WRITTEN EXERCISE: Go through the material below and copy each line where the word "script" appears.

SUPPLIED ENTRIES:
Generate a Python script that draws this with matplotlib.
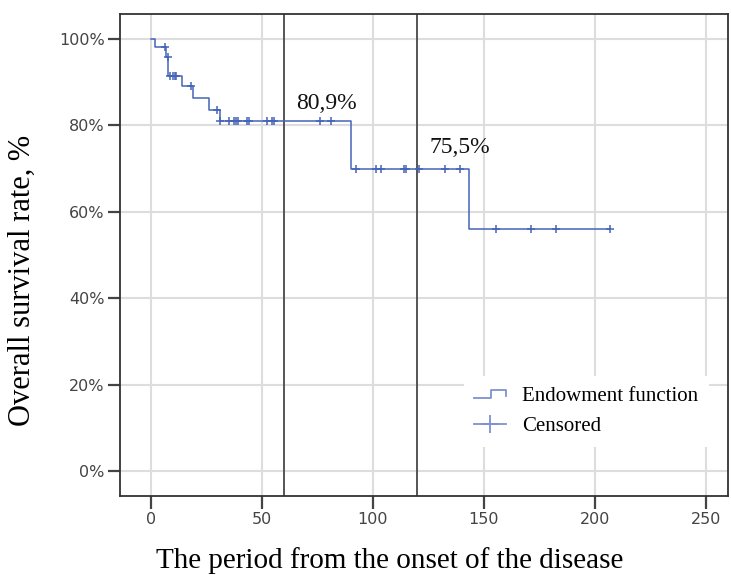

---

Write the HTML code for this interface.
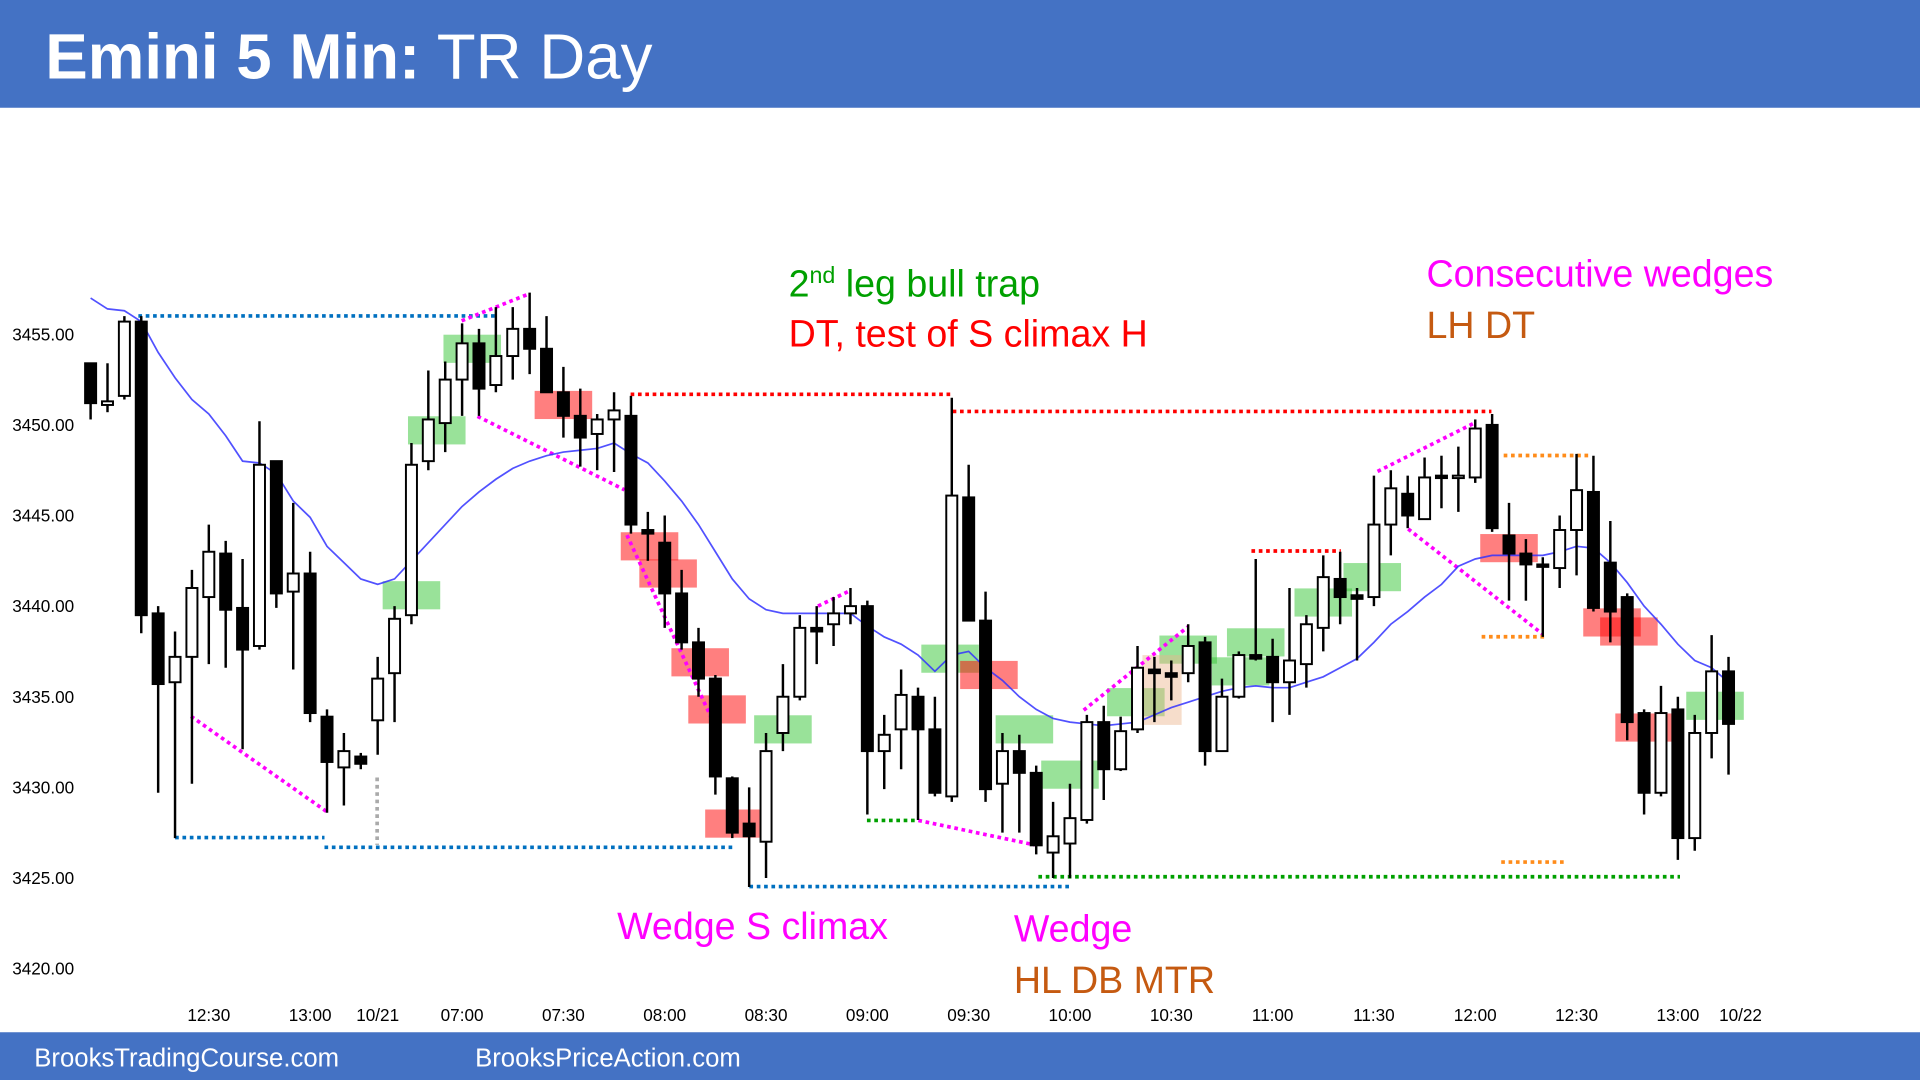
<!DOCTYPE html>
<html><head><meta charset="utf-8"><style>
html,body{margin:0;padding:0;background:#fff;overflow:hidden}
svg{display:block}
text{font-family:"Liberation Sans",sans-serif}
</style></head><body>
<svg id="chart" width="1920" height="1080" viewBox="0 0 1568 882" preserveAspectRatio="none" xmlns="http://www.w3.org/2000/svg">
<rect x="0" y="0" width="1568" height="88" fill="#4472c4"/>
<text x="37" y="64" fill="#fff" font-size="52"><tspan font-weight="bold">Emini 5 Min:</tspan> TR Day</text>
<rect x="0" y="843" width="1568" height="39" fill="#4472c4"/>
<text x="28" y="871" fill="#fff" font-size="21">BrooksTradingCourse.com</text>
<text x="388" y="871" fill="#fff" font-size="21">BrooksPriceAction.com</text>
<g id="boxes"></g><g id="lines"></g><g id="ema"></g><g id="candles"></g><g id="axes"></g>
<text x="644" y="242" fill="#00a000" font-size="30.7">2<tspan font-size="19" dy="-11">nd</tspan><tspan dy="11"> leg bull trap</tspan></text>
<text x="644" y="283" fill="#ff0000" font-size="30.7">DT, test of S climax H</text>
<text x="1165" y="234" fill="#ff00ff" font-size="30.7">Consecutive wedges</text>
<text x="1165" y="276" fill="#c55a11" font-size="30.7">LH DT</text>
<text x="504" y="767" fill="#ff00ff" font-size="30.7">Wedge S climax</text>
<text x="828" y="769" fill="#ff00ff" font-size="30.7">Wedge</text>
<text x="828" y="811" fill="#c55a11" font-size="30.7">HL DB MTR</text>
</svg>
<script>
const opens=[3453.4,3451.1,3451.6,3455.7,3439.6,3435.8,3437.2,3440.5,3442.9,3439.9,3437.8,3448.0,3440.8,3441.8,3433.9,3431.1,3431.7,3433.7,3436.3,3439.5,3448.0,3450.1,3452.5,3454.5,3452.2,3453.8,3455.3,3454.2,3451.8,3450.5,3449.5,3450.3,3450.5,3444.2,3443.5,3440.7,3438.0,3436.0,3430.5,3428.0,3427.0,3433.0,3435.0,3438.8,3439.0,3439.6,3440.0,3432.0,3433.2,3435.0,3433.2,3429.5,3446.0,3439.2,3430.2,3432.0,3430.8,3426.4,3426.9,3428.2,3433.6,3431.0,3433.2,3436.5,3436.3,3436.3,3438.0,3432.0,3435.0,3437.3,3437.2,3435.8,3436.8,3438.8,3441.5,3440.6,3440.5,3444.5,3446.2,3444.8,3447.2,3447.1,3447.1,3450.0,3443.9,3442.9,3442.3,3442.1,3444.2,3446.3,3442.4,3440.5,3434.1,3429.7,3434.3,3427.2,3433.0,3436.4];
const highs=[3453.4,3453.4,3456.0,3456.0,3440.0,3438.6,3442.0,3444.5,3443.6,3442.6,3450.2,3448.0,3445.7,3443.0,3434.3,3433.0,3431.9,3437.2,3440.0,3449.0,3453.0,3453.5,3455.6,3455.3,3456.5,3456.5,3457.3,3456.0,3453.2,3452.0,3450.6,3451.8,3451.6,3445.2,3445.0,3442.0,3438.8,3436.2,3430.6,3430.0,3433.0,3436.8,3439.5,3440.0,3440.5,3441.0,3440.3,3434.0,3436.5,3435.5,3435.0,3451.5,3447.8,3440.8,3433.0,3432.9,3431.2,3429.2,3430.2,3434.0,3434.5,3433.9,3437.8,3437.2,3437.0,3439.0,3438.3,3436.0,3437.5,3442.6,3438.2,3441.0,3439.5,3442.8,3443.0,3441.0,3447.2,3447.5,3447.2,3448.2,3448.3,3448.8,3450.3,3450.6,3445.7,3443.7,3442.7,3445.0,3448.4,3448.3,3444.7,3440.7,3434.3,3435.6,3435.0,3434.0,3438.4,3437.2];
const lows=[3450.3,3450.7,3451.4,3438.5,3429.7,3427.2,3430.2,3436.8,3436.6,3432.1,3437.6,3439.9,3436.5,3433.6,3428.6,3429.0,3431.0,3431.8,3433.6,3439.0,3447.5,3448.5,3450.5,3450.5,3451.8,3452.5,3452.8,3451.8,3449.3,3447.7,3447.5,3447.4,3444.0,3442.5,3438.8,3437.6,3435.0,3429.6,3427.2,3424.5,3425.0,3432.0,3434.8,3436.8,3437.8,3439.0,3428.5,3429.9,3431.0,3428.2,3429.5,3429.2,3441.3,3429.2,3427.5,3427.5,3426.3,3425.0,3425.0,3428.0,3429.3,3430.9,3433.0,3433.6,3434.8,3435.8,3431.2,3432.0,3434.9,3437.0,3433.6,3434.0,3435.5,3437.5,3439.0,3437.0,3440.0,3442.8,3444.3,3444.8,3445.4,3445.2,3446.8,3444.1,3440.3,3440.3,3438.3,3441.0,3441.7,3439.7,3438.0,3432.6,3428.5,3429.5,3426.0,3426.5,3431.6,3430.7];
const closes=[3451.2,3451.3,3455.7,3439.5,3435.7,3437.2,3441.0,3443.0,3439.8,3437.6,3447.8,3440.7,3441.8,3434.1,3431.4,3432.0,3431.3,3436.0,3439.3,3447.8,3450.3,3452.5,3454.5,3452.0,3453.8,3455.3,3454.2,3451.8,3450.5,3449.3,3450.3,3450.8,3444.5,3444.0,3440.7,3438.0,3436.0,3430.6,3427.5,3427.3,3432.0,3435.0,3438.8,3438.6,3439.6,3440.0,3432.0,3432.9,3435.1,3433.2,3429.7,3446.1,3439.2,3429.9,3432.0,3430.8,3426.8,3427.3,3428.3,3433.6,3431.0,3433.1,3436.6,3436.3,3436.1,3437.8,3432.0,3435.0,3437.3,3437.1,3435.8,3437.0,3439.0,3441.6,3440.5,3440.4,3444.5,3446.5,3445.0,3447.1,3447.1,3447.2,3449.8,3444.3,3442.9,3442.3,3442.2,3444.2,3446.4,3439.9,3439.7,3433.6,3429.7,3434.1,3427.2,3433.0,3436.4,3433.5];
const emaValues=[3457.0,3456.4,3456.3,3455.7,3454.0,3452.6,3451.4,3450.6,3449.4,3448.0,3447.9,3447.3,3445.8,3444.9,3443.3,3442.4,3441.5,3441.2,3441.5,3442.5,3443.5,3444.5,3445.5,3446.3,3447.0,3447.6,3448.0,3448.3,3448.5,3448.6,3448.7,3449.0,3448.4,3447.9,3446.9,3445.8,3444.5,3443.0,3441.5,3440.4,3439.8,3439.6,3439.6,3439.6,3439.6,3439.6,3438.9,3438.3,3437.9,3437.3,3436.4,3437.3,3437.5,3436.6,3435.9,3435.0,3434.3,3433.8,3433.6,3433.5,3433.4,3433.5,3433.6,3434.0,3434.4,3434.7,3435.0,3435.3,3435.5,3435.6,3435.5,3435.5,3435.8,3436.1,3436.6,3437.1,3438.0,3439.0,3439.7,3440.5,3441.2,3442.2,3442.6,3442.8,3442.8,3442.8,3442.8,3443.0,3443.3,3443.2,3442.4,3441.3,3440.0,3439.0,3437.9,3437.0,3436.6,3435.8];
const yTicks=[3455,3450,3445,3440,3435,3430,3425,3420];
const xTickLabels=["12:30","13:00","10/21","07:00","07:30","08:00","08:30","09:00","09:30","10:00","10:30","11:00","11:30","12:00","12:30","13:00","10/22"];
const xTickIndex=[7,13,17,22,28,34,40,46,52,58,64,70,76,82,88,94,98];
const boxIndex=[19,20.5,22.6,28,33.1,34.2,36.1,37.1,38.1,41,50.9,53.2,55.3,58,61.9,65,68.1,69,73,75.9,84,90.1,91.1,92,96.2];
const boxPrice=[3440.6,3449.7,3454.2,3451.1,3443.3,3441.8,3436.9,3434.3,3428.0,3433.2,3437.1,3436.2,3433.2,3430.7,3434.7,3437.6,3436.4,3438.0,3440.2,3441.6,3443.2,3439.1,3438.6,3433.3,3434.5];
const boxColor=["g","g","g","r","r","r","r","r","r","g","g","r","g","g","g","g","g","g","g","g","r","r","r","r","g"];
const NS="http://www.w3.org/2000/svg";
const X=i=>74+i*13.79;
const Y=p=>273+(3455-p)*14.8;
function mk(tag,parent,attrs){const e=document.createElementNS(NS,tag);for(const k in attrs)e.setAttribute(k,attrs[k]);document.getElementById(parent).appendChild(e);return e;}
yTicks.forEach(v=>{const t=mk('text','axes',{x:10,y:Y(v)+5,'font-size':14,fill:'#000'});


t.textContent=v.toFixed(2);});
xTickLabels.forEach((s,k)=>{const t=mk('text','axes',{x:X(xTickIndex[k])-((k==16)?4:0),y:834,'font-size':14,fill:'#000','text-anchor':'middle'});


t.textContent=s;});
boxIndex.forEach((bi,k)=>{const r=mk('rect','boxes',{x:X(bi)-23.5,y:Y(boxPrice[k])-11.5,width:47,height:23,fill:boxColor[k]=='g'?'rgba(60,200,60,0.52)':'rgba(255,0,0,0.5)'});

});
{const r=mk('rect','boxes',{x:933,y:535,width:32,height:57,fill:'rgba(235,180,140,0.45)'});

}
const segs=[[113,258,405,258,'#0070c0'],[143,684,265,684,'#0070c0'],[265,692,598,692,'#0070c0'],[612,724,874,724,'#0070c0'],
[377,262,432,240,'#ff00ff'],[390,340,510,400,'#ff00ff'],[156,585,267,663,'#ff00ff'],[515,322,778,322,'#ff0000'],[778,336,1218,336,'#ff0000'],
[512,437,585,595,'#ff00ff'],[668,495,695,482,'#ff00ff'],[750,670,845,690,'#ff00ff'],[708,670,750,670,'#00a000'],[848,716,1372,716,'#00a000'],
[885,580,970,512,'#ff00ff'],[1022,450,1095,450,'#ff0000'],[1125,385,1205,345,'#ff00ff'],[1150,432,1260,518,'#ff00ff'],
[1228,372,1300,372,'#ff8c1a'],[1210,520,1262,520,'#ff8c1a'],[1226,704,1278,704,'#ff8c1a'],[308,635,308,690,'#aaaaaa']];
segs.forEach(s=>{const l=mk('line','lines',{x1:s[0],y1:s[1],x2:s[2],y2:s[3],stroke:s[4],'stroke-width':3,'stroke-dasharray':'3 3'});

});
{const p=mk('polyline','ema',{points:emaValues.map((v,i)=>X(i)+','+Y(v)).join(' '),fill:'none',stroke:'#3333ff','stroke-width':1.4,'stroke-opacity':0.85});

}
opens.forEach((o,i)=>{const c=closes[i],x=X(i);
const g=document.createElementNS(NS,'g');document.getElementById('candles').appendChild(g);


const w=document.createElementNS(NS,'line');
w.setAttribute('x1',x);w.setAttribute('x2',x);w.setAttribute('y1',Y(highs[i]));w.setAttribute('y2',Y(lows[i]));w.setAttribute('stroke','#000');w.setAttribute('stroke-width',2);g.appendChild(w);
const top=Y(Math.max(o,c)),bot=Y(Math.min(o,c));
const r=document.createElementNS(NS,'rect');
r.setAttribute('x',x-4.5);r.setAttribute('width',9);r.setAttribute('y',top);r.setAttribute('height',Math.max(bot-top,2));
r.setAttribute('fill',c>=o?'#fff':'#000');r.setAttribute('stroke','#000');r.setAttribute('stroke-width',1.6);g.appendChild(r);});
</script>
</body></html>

TASK ANSWER:
Generate a Python script that draws this with matplotlib.
<script>
</script>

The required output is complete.